=== EXERCISE INPUT ===

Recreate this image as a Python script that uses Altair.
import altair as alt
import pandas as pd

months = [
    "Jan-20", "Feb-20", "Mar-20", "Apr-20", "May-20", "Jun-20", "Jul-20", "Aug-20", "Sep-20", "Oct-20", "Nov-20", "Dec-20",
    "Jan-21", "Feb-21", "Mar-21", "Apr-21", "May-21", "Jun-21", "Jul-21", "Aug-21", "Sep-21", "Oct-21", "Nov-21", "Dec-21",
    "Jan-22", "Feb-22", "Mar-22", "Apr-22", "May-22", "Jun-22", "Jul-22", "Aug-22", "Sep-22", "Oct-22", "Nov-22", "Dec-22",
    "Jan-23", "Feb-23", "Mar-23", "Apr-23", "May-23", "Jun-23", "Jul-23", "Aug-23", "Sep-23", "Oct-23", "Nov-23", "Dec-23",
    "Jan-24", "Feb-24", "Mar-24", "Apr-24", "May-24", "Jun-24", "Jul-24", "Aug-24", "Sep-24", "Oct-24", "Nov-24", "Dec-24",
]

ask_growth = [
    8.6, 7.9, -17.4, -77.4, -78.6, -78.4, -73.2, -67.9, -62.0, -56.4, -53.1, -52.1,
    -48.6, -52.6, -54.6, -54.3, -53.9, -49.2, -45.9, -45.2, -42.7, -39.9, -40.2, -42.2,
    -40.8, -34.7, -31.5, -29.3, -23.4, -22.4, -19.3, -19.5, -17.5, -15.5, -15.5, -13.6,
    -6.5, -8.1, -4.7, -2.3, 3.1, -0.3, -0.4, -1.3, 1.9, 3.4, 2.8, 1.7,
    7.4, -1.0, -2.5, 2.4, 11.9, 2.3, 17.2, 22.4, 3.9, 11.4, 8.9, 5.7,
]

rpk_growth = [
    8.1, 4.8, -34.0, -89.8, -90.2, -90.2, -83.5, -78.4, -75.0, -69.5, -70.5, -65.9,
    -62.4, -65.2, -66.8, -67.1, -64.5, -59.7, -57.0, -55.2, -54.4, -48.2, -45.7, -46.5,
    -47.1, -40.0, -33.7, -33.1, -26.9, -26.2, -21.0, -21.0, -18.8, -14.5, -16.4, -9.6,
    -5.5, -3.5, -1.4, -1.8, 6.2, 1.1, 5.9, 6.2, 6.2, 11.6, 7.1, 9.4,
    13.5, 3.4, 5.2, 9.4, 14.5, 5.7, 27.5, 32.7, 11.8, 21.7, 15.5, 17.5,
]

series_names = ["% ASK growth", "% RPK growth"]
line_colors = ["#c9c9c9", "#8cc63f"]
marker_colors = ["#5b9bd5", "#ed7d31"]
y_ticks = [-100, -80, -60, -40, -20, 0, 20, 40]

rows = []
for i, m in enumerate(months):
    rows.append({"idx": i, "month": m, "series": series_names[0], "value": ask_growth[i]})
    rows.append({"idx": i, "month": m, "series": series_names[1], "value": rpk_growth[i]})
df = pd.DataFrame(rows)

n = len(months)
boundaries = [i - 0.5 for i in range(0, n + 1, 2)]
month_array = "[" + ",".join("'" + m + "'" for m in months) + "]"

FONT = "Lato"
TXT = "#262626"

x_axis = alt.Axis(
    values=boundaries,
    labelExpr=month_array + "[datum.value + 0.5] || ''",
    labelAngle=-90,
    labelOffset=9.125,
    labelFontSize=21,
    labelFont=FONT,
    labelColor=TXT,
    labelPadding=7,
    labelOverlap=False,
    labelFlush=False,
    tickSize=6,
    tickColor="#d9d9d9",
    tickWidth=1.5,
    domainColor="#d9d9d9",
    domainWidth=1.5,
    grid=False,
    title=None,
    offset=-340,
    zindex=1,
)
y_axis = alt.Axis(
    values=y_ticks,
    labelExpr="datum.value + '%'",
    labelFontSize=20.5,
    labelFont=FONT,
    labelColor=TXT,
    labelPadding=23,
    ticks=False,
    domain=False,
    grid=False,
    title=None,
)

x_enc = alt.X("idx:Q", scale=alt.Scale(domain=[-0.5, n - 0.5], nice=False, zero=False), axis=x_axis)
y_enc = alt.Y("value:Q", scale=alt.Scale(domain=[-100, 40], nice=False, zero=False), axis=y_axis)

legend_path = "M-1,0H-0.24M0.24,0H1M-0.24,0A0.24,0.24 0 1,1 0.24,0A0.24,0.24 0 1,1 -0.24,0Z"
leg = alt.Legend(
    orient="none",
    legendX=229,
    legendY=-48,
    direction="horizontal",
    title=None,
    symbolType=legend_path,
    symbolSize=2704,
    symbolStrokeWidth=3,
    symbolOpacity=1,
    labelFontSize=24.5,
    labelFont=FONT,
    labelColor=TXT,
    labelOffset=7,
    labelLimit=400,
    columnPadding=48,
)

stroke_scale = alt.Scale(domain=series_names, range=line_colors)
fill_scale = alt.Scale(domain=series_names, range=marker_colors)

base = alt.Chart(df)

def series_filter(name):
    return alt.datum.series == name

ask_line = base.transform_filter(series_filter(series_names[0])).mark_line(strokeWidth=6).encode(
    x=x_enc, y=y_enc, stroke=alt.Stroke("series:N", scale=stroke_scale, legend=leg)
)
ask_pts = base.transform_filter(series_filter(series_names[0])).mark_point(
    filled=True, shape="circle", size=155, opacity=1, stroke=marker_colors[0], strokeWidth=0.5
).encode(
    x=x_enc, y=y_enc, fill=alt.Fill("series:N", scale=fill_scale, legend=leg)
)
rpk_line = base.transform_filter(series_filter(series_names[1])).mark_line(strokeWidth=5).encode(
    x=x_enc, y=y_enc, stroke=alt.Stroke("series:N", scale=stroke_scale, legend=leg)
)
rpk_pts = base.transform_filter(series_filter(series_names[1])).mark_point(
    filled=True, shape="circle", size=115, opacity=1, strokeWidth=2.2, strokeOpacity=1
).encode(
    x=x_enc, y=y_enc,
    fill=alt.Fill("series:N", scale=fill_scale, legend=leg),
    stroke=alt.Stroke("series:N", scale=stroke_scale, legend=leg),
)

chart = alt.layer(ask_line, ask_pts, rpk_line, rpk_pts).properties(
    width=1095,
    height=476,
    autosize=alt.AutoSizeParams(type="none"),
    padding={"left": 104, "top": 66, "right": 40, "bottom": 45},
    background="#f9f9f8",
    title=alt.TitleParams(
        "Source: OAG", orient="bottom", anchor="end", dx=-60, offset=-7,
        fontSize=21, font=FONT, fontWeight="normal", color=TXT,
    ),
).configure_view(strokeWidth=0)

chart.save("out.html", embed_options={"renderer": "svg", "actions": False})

===
=== EXERCISE INPUT ===

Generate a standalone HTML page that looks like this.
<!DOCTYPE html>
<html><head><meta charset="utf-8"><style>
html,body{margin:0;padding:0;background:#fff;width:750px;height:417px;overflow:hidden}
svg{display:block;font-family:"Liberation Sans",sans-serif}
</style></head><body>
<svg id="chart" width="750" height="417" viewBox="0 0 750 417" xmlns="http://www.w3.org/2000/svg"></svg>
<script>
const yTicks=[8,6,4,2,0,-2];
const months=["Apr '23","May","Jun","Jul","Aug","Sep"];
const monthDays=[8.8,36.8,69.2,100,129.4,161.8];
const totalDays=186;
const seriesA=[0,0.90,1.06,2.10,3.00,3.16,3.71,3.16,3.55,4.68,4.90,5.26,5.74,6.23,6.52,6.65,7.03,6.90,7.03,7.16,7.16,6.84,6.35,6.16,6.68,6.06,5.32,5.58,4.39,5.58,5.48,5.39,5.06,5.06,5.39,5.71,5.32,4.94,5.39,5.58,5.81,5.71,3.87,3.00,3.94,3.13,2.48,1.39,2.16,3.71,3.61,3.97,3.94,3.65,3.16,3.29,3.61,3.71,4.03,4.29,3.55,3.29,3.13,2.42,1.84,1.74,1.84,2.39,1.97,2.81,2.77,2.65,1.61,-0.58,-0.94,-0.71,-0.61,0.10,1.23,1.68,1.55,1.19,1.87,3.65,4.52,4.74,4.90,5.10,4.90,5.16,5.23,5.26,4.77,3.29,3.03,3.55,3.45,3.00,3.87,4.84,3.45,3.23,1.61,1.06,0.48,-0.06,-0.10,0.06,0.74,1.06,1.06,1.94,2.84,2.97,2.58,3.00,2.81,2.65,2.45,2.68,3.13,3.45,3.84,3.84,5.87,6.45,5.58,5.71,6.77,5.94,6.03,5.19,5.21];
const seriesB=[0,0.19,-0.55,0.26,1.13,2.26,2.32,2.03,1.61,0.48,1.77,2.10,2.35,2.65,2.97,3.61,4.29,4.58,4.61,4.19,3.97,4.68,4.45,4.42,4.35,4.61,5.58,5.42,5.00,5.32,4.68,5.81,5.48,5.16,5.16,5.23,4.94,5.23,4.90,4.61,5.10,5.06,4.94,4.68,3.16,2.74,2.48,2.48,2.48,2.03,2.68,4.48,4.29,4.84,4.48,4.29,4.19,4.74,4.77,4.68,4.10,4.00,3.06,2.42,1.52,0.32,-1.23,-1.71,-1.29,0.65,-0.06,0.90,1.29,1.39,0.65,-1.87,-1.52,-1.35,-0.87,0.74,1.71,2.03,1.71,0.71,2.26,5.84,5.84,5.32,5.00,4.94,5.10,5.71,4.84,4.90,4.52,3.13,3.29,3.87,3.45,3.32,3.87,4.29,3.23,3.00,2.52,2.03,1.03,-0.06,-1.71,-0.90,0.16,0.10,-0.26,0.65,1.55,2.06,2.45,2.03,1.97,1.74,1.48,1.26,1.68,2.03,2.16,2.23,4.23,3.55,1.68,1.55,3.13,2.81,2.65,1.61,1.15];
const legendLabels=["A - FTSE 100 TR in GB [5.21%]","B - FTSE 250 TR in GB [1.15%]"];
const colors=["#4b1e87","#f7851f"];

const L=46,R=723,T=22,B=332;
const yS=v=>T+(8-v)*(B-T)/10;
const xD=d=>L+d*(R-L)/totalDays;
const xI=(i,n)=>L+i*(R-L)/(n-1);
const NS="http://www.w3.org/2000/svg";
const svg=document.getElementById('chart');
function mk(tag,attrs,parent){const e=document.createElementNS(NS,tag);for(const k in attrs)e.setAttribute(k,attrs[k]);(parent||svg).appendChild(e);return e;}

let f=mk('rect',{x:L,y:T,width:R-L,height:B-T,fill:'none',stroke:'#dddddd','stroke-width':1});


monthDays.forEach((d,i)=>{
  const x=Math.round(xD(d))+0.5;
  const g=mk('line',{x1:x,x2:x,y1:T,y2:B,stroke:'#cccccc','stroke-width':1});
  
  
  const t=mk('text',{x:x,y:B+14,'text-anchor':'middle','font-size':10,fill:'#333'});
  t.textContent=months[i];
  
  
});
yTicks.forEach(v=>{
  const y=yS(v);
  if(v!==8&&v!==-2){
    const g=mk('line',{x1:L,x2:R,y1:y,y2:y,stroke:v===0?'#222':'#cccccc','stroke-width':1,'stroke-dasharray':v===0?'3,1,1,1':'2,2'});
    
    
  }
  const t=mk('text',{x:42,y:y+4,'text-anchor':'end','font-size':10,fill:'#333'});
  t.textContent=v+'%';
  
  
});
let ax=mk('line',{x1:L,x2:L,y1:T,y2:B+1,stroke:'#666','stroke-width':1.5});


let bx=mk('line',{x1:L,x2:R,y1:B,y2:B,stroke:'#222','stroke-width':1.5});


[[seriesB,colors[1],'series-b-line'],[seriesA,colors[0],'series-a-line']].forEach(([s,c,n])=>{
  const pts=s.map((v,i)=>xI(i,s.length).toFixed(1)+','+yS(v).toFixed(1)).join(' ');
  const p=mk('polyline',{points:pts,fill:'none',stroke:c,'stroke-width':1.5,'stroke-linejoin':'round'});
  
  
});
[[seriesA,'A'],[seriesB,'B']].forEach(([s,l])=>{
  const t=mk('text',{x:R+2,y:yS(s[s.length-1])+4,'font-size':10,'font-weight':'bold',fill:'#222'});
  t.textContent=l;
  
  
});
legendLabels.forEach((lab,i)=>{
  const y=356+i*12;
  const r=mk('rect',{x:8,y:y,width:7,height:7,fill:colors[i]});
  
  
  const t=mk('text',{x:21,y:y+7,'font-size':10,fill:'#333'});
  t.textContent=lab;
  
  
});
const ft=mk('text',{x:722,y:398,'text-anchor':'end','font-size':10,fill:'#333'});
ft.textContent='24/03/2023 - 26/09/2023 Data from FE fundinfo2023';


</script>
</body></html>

===

» WHAT YOU SHOULD DO
Nothing but the lines from the one with "Recreate this image" through the one with "import pandas as pd" should be retyped; include both and keep them exact.

» SOLUTION BELOW
Recreate this image as a Python script that uses Altair.
import altair as alt
import pandas as pd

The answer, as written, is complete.